(Part of a data file)
━━━━━━━━━━

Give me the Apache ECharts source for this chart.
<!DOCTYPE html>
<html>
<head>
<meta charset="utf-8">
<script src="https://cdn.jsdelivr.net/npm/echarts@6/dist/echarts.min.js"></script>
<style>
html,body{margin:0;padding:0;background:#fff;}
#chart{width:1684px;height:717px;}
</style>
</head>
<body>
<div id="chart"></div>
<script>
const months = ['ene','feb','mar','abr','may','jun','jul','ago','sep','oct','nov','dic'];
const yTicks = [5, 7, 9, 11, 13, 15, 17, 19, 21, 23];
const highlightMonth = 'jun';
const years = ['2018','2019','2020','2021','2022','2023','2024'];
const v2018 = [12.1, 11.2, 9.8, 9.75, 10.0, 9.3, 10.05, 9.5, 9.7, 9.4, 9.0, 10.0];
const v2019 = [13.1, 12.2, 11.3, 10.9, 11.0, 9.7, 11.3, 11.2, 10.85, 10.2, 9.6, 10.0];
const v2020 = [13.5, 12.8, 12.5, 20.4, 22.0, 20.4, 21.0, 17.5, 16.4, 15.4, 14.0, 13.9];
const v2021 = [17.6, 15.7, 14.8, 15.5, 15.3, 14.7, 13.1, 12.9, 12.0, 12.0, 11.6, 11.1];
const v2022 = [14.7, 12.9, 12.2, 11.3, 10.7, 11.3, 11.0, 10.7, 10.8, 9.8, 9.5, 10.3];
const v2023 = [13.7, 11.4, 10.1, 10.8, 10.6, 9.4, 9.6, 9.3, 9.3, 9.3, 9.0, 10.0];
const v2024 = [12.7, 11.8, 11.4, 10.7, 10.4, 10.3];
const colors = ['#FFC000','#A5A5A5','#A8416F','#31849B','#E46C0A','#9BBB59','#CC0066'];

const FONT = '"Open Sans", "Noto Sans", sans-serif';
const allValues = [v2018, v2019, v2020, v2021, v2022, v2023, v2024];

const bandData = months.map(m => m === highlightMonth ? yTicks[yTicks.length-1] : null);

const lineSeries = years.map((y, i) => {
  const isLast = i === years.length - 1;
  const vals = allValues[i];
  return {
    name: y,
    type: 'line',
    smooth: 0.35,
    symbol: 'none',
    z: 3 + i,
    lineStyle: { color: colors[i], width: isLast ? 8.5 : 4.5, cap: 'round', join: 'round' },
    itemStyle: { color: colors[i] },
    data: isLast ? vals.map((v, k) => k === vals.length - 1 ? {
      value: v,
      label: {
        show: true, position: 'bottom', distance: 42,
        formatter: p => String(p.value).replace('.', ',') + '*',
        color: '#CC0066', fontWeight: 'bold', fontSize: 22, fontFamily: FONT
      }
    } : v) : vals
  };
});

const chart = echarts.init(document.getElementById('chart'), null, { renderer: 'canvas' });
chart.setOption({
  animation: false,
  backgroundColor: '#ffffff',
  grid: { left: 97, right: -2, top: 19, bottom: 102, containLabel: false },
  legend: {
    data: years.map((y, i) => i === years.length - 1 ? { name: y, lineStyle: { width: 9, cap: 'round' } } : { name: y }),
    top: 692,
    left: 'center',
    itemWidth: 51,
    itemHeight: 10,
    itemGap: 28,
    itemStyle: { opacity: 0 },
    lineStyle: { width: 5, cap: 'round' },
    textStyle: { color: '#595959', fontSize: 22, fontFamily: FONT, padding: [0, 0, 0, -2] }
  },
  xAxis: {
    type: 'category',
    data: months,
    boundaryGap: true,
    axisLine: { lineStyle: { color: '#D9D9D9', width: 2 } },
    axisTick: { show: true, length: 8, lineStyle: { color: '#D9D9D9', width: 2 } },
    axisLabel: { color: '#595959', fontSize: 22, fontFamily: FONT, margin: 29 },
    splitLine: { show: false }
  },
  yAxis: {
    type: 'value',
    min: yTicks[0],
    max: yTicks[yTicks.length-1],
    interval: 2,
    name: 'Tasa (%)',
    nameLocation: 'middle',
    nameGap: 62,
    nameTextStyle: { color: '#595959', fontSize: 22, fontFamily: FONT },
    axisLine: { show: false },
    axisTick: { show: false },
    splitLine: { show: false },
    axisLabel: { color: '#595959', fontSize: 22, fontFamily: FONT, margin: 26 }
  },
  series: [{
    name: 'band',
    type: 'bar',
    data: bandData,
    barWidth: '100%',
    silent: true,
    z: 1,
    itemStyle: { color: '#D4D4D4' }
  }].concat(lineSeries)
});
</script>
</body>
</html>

━━━━━━━━━━

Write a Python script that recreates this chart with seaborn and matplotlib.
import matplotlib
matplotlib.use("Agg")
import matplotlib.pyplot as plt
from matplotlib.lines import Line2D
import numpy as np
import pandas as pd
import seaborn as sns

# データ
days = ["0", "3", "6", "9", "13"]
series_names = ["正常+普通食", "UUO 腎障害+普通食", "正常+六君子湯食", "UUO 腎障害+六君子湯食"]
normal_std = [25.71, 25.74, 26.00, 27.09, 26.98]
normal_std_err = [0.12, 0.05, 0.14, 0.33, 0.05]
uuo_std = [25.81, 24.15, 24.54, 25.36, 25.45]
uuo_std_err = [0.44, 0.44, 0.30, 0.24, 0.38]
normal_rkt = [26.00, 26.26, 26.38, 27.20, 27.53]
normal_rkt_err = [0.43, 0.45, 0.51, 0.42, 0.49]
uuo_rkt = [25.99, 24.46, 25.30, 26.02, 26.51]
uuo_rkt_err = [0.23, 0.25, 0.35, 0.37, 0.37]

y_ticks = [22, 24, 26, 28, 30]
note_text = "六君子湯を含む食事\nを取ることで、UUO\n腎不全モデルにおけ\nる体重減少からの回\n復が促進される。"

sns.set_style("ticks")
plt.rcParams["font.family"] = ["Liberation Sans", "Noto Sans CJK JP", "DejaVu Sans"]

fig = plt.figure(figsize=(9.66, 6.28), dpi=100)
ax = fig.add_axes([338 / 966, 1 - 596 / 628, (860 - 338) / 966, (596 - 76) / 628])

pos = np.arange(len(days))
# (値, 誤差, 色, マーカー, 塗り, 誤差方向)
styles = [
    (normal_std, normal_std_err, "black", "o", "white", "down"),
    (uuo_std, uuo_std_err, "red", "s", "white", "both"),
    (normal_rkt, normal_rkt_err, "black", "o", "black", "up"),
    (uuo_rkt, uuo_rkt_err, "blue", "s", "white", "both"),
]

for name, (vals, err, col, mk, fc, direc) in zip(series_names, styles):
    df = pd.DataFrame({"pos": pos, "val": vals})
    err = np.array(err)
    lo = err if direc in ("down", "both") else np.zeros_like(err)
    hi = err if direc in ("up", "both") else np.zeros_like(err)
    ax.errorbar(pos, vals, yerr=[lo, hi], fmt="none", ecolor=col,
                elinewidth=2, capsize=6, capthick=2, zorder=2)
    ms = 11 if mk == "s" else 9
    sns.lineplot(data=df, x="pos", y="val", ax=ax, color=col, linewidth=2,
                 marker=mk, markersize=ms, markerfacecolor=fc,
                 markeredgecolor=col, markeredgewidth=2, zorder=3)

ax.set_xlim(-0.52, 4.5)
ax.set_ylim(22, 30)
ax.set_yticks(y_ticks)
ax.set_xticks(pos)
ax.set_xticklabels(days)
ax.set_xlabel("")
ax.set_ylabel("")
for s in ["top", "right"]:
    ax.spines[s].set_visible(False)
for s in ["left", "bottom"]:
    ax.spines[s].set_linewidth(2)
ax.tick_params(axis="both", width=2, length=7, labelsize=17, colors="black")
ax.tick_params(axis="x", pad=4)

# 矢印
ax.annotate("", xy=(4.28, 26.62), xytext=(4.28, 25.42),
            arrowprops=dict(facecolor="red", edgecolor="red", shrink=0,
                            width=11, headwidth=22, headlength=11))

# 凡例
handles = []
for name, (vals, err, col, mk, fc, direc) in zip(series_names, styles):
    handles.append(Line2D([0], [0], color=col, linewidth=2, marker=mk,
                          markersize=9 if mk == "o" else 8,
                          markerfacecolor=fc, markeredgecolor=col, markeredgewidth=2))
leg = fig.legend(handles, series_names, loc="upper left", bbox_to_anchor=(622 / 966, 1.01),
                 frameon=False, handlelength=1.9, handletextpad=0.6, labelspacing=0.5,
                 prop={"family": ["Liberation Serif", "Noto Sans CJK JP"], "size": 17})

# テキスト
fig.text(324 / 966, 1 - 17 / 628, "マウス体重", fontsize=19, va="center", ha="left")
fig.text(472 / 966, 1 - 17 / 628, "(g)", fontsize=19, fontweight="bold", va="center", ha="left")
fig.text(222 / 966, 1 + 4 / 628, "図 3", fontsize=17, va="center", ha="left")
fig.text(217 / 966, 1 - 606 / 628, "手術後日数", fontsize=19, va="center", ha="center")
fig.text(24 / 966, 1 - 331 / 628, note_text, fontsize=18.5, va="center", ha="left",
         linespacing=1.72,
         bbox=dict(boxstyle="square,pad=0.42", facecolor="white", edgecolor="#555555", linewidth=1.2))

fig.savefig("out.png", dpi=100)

━━━━━━━━━━

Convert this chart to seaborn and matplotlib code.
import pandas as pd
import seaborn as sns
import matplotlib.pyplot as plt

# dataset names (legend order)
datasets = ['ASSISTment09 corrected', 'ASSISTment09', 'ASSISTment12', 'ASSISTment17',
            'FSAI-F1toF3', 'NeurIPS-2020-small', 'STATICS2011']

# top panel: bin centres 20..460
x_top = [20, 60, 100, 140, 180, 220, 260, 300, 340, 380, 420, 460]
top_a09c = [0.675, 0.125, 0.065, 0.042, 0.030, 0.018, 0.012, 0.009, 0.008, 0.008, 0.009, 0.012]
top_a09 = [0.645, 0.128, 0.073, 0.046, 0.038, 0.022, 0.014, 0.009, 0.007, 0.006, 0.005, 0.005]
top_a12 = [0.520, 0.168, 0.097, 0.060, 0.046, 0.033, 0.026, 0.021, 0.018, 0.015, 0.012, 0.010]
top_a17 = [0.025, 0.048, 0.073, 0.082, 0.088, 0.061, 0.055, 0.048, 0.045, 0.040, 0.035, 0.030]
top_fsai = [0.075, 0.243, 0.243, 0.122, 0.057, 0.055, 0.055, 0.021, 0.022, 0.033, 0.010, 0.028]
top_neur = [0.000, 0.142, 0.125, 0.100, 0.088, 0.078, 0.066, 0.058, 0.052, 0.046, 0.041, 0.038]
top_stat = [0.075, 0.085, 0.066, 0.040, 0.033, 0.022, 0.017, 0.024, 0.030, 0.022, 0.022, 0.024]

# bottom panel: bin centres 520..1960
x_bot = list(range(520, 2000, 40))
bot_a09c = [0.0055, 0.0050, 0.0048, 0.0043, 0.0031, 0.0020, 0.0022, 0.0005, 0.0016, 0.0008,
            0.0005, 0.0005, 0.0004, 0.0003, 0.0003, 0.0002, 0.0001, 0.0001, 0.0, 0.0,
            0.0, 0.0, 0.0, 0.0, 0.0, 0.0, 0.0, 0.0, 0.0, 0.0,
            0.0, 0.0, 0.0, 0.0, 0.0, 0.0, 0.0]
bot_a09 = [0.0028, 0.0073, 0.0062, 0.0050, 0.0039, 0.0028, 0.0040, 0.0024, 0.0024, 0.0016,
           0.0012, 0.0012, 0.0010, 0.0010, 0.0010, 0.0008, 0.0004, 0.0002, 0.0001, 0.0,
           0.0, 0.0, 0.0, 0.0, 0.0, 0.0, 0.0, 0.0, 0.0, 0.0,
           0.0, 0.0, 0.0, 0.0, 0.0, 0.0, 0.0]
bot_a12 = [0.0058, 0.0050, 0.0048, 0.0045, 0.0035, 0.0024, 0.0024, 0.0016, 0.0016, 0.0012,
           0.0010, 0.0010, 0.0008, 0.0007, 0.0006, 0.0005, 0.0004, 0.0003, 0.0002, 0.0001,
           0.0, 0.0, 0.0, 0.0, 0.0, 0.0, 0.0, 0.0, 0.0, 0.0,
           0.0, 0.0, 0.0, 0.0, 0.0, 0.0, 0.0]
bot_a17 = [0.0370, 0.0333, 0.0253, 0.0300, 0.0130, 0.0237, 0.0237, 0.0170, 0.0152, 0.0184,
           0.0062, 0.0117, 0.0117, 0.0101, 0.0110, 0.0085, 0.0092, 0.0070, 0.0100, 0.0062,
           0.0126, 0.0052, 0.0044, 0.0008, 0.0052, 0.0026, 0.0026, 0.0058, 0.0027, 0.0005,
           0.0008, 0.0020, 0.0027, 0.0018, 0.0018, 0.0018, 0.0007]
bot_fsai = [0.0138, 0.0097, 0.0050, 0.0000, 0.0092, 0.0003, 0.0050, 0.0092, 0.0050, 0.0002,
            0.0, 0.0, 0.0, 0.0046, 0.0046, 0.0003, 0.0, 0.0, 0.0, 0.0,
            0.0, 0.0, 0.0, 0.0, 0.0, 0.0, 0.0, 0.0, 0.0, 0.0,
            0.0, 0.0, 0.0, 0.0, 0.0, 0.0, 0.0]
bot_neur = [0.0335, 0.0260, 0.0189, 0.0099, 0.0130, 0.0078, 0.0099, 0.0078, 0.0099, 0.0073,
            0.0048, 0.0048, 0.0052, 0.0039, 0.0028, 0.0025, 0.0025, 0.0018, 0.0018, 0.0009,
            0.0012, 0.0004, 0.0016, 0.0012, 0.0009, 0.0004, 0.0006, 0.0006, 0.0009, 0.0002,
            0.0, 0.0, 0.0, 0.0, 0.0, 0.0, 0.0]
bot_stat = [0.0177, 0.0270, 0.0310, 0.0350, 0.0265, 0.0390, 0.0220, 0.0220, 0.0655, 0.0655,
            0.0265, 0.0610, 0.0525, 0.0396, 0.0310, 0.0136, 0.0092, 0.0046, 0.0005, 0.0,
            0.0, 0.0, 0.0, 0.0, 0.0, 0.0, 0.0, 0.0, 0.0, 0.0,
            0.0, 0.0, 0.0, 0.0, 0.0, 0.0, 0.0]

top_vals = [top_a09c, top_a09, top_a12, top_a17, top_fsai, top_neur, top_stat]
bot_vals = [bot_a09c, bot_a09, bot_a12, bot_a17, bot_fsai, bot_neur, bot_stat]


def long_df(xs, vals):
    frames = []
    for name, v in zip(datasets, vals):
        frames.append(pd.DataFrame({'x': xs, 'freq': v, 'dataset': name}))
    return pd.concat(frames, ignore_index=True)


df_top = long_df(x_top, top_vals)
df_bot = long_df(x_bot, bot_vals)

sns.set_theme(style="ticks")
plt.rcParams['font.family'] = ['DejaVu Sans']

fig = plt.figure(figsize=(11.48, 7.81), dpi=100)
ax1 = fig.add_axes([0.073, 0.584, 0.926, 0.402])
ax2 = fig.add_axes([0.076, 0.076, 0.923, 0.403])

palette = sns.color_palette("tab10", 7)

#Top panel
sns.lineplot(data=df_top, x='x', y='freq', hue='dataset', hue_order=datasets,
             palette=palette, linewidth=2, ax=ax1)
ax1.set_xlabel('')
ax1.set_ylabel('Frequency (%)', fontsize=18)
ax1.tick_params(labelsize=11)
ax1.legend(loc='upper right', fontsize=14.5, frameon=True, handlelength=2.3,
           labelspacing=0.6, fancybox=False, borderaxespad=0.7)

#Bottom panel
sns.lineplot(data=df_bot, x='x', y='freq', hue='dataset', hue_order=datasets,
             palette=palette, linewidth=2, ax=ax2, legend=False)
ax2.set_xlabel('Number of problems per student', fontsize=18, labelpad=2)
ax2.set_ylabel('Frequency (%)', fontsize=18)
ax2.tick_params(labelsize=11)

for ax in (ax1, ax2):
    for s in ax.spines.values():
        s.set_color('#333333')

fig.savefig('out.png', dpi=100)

━━━━━━━━━━

TASK OBJECTIVE:
Your task is to print the lines from the one containing "Convert this chart" through the one containing "0.022, 0.022, 0.024]", exactly and with nothing added.

CORRECT OUTPUT:
Convert this chart to seaborn and matplotlib code.
import pandas as pd
import seaborn as sns
import matplotlib.pyplot as plt

# dataset names (legend order)
datasets = ['ASSISTment09 corrected', 'ASSISTment09', 'ASSISTment12', 'ASSISTment17',
            'FSAI-F1toF3', 'NeurIPS-2020-small', 'STATICS2011']

# top panel: bin centres 20..460
x_top = [20, 60, 100, 140, 180, 220, 260, 300, 340, 380, 420, 460]
top_a09c = [0.675, 0.125, 0.065, 0.042, 0.030, 0.018, 0.012, 0.009, 0.008, 0.008, 0.009, 0.012]
top_a09 = [0.645, 0.128, 0.073, 0.046, 0.038, 0.022, 0.014, 0.009, 0.007, 0.006, 0.005, 0.005]
top_a12 = [0.520, 0.168, 0.097, 0.060, 0.046, 0.033, 0.026, 0.021, 0.018, 0.015, 0.012, 0.010]
top_a17 = [0.025, 0.048, 0.073, 0.082, 0.088, 0.061, 0.055, 0.048, 0.045, 0.040, 0.035, 0.030]
top_fsai = [0.075, 0.243, 0.243, 0.122, 0.057, 0.055, 0.055, 0.021, 0.022, 0.033, 0.010, 0.028]
top_neur = [0.000, 0.142, 0.125, 0.100, 0.088, 0.078, 0.066, 0.058, 0.052, 0.046, 0.041, 0.038]
top_stat = [0.075, 0.085, 0.066, 0.040, 0.033, 0.022, 0.017, 0.024, 0.030, 0.022, 0.022, 0.024]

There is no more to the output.